### [WORK TO COMPLETE]
Starting at the first line of the listing below, repeat each line up to and including the one containing "import pandas as pd". Leave out pictures.

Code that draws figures
— START —
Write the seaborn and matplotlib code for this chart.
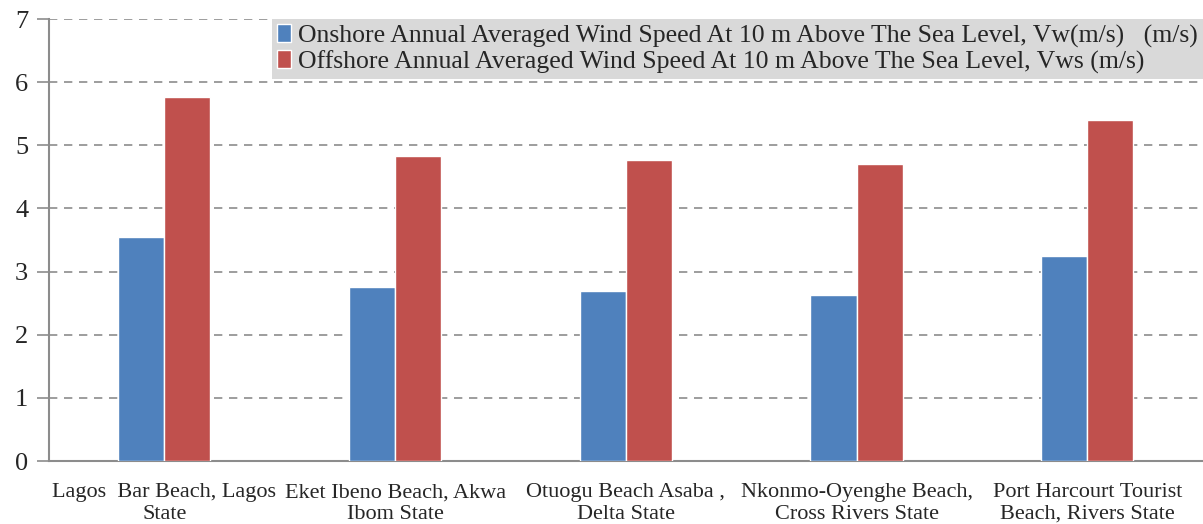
import matplotlib
matplotlib.use('Agg')
import matplotlib.pyplot as plt
import seaborn as sns
import pandas as pd

# Данные с графика
locations = [
    'Lagos  Bar Beach, Lagos\nState',
    'Eket Ibeno Beach, Akwa\nIbom State',
    'Otuogu Beach Asaba ,\nDelta State',
    'Nkonmo-Oyenghe Beach,\nCross Rivers State',
    'Port Harcourt Tourist\nBeach, Rivers State',
]
onshore = [3.55, 2.75, 2.70, 2.63, 3.24]
offshore = [5.77, 4.83, 4.77, 4.70, 5.40]
series_names = [
    'Onshore Annual Averaged Wind Speed At 10 m Above The Sea Level, Vw(m/s)   (m/s)',
    'Offshore Annual Averaged Wind Speed At 10 m Above The Sea Level, Vws (m/s)',
]
colors = ['#4F81BD', '#C0504D']

df = pd.DataFrame({
    'location': locations * 2,
    'value': onshore + offshore,
    'series': [series_names[0]] * len(locations) + [series_names[1]] * len(locations),
})

sns.set_style('white')
plt.rcParams['font.family'] = ['Liberation Serif', 'DejaVu Serif']

fig = plt.figure(figsize=(12.03, 5.24), dpi=100)
ax = fig.add_axes([0.0407, 0.1202, 0.959, 0.8435])

sns.barplot(data=df, x='location', y='value', hue='series',
            palette=colors, width=0.4, saturation=1, ax=ax, zorder=3)

ax.set_ylim(0, 7)
ax.set_yticks(range(0, 8))
ax.set_xlim(-0.5, len(locations) - 0.5)
ax.yaxis.grid(True, linestyle=(0, (5, 4)), color='#8c8c8c', linewidth=1.2, zorder=0)
ax.set_axisbelow(True)
ax.set_xlabel('')
ax.set_ylabel('')

for side in ['top', 'right']:
    ax.spines[side].set_visible(False)
for side in ['left', 'bottom']:
    ax.spines[side].set_color('#8c8c8c')
    ax.spines[side].set_linewidth(1.5)

ax.tick_params(axis='y', length=9, width=1.2, color='#8c8c8c', labelsize=19, pad=6, direction='out', left=True)
ax.tick_params(axis='x', length=0, labelsize=16, pad=16)
for lbl in ax.get_xticklabels():
    lbl.set_linespacing(1.2)

leg = ax.legend(loc='upper right', bbox_to_anchor=(1.0, 1.0), borderaxespad=0,
                frameon=True, fancybox=False, fontsize=18.5, handlelength=0.55,
                handleheight=0.7, handletextpad=0.25, labelspacing=0.1,
                borderpad=0.2)
leg.get_frame().set_facecolor('#D9D9D9')
leg.get_frame().set_edgecolor('none')
leg.get_frame().set_alpha(1)

fig.savefig('out.png', dpi=100)
plt.close(fig)
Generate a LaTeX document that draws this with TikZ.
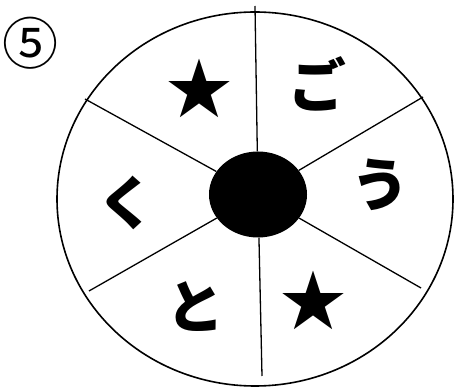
\documentclass[tikz,border=0pt]{standalone}
\usepackage{fontspec}
\newfontfamily\jpfont{Noto Sans CJK JP}
\usetikzlibrary{shapes.geometric}

\begin{document}
\begin{tikzpicture}[
    x=1pt, y=-1pt,
    rim/.style={draw, line width=1.6pt, ellipse, inner sep=0pt},
    spoke/.style={line width=1.3pt},
    hubdot/.style={ellipse, fill=black, minimum width=98pt, minimum height=86pt,
        inner sep=0pt},
    kana/.style={font=\jpfont\bfseries\fontsize{58}{58}\selectfont, inner sep=0pt},
    starglyph/.style={font=\jpfont\fontsize{66}{66}\selectfont, inner sep=0pt},
]
    \useasboundingbox (0,0) rectangle (456,387);

    \node[rim, minimum width=396pt, minimum height=374pt] (wheel) at (255,199) {};
    \node[hubdot] (hub) at (258,194.5) {};

    % spoke ends
    \coordinate (top) at (255,6);
    \coordinate (bot) at (262,376);
    \coordinate (ul) at (85,99);
    \coordinate (ll) at (89,291);
    \coordinate (ur) at (423,97);
    \coordinate (lr) at (421,288);

    \foreach \e in {top, bot, ul, ll, ur, lr}
        \draw[spoke] (hub) -- (\e);

    \node[kana] (go) at (317,84) {ご};
    \node[kana] (u) at (380,185) {う};
    \node[kana] (ku) at (126,203) {く};
    \node[kana] (to) at (195,307) {と};
    \node[starglyph] (starA) at (199,88) {★};
    \node[starglyph] (starB) at (313,300) {★};

    \node[font=\jpfont\fontsize{56}{56}\selectfont, inner sep=0pt] (num) at (30,43) {⑤};
\end{tikzpicture}
\end{document}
— END —
### [EXERCISE RESULT]
Write the seaborn and matplotlib code for this chart.
import matplotlib
matplotlib.use('Agg')
import matplotlib.pyplot as plt
import seaborn as sns
import pandas as pd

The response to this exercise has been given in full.